Domingo Betanzos

Domingo Betanzos (d. at Valladolid, September 1549) was a Spanish Dominican missionary to Central America.

Life

A native of León in Spain, he first studied jurisprudence at Salamanca, then became a Benedictine and lived as a hermit on the Island of Ponza for five years. He then joined the Dominicans, who had established themselves on Hispaniola (Santo Domingo) in 1510. Betanzos went there four years later.
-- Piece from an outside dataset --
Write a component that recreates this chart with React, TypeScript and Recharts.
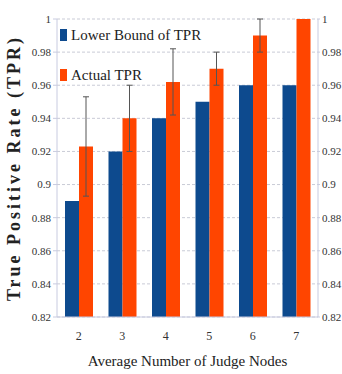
import React from "react";
import {
  Bar,
  BarChart,
  CartesianGrid,
  ErrorBar,
  Label,
  XAxis,
  YAxis,
} from "recharts";

const nodes = ["2", "3", "4", "5", "6", "7"];
const lowerBound = [0.89, 0.92, 0.94, 0.95, 0.96, 0.96];
const actualTpr = [0.923, 0.94, 0.962, 0.97, 0.99, 1.0];
const actualErr = [0.03, 0.02, 0.02, 0.01, 0.01, 0];
const yTicks = [0.82, 0.84, 0.86, 0.88, 0.9, 0.92, 0.94, 0.96, 0.98, 1];
const legendItems = [
  { color: "#0d4a8e", label: "Lower Bound of TPR" },
  { color: "#ff4500", label: "Actual TPR" },
];

const BLUE = "#0d4a8e";
const ORANGE = "#ff4500";
const FONT = "'Liberation Serif', 'Liberation Sans Narrow', 'DejaVu Serif', serif";
const NARROW = "'Liberation Sans Narrow', 'Liberation Serif', 'DejaVu Sans Condensed', sans-serif";

const fmt = (v: number) => String(Number(v.toFixed(2)));

function LegendBox() {
  return (
    <div
      style={{
        position: "absolute",
        left: 60,
        top: 15,
        fontFamily: FONT,
        fontSize: 15,
        color: "#222",
        pointerEvents: "none",
      }}
    >
      {legendItems.map((r) => (
        <div
          key={r.label}
          style={{ display: "flex", alignItems: "center", height: 40 }}
        >
          <span
            style={{
              display: "inline-block",
              width: 7,
              height: 12,
              background: r.color,
              marginRight: 4,
            }}
          />
          <span>{r.label}</span>
        </div>
      ))}
    </div>
  );
}

export default function App() {
  const data = nodes.map((n, i) => ({
    n,
    lower: lowerBound[i],
    actual: actualTpr[i],
    err: actualErr[i],
  }));
  const tick = { fontFamily: NARROW, fontSize: 11, fill: "#333" };
  return (
    <div
      style={{
        position: "absolute",
        left: 0,
        top: 0,
        width: 342,
        height: 374,
        background: "#fff",
      }}
    >
      <BarChart
        width={342}
        height={374}
        data={data}
        margin={{ top: 19, right: 0, left: 0, bottom: 0 }}
        barSize={14}
        barGap={0}
      >
        <CartesianGrid
          vertical={false}
          stroke="#c9cbd6"
          strokeDasharray="3 2"
          yAxisId="left"
        />
        <XAxis
          dataKey="n"
          height={57}
          tick={{ ...tick, fontSize: 12 }}
          tickLine={false}
          axisLine={{ stroke: "#c8cbe0" }}
          tickMargin={8}
        >
          <Label
            value="Average Number of Judge Nodes"
            position="insideBottom"
            offset={8}
            style={{ fontFamily: FONT, fontSize: 15, fill: "#222" }}
          />
        </XAxis>
        <YAxis
          yAxisId="left"
          width={57}
          domain={[0.82, 1]}
          ticks={yTicks}
          tickFormatter={fmt}
          tick={tick}
          tickLine={{ stroke: "#c8cbe0" }}
          tickSize={4}
          axisLine={{ stroke: "#c8cbe0" }}
          allowDataOverflow
        >
          <Label
            value="True Positive Rate (TPR)"
            angle={-90}
            position="insideLeft"
            offset={14}
            style={{
              fontFamily: FONT,
              fontSize: 18,
              fontWeight: "bold",
              fill: "#222",
              letterSpacing: 3,
              textAnchor: "middle",
            }}
          />
        </YAxis>
        <YAxis
          yAxisId="right"
          orientation="right"
          width={24}
          domain={[0.82, 1]}
          ticks={yTicks}
          tickFormatter={fmt}
          tick={tick}
          tickLine={{ stroke: "#c8cbe0" }}
          tickSize={2}
          axisLine={{ stroke: "#c8cbe0" }}
          allowDataOverflow
        />
        <Bar
          yAxisId="left"
          dataKey="lower"
          fill={BLUE}
          isAnimationActive={false}
        />
        <Bar
          yAxisId="left"
          dataKey="actual"
          fill={ORANGE}
          isAnimationActive={false}
        >
          <ErrorBar dataKey="err" width={3} stroke="#555" strokeWidth={1} />
        </Bar>
      </BarChart>
      <LegendBox />
    </div>
  );
}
In 1516 he, with several other Dominicans, wrote a letter to Las Casas on the rapid disappearance of the Indians of the Antilles, concerning the numbers of the aboriginal population, and the excesses thought to have been committed by the Spaniards. In 1526, Betanzos went to Mexico and founded the Dominican province of Santiago de México.

Tomás de Berlanga almost immediately claimed that it belonged to his newly founded province of Santa Cruz with the provincial seat at Santo Domingo. Betanzos went to Spain in 1531 and obtained from the Holy See the independence of his foundation. He also established the Dominican Province of Guatemala.

As Provincial of Mexico in 1535, he organized missions among three Indigenous groups stocks: the Nahua people, the Mixtec people, and the Zapotec people. He returned to Spain in 1549, and died in September of the same year at Valladolid. The Bishopric of Guatemala was tendered to Betanzos, but he declined it.

Views

In his letter of 1516, he acquiesced in the views of his brethren of the order on the question of Indian policy. In the "Opinion" (Parecer) given by him in 1541, and approximately repeated in 1542, just as the "New Laws" regarding the Indies were to be promulgated under the influence of Las Casas, he took an entirely different attitude. He quietly gave his opinion in a sense diametrically opposed to the measures Las Casas pressed upon the Government.

Betanzos was an intimate friend of distinguished Franciscans of Mexico – Archbishop of Mexico Juan de Zumarraga, Toribio Benavente "Motolinia", and others, who did not harmonize with Las Casas. He is credited with the authorship of an addition to the "Doctrina" of Fray Pedro de Córdoba which appeared in 1544, and possibly in 1550, but this is not established.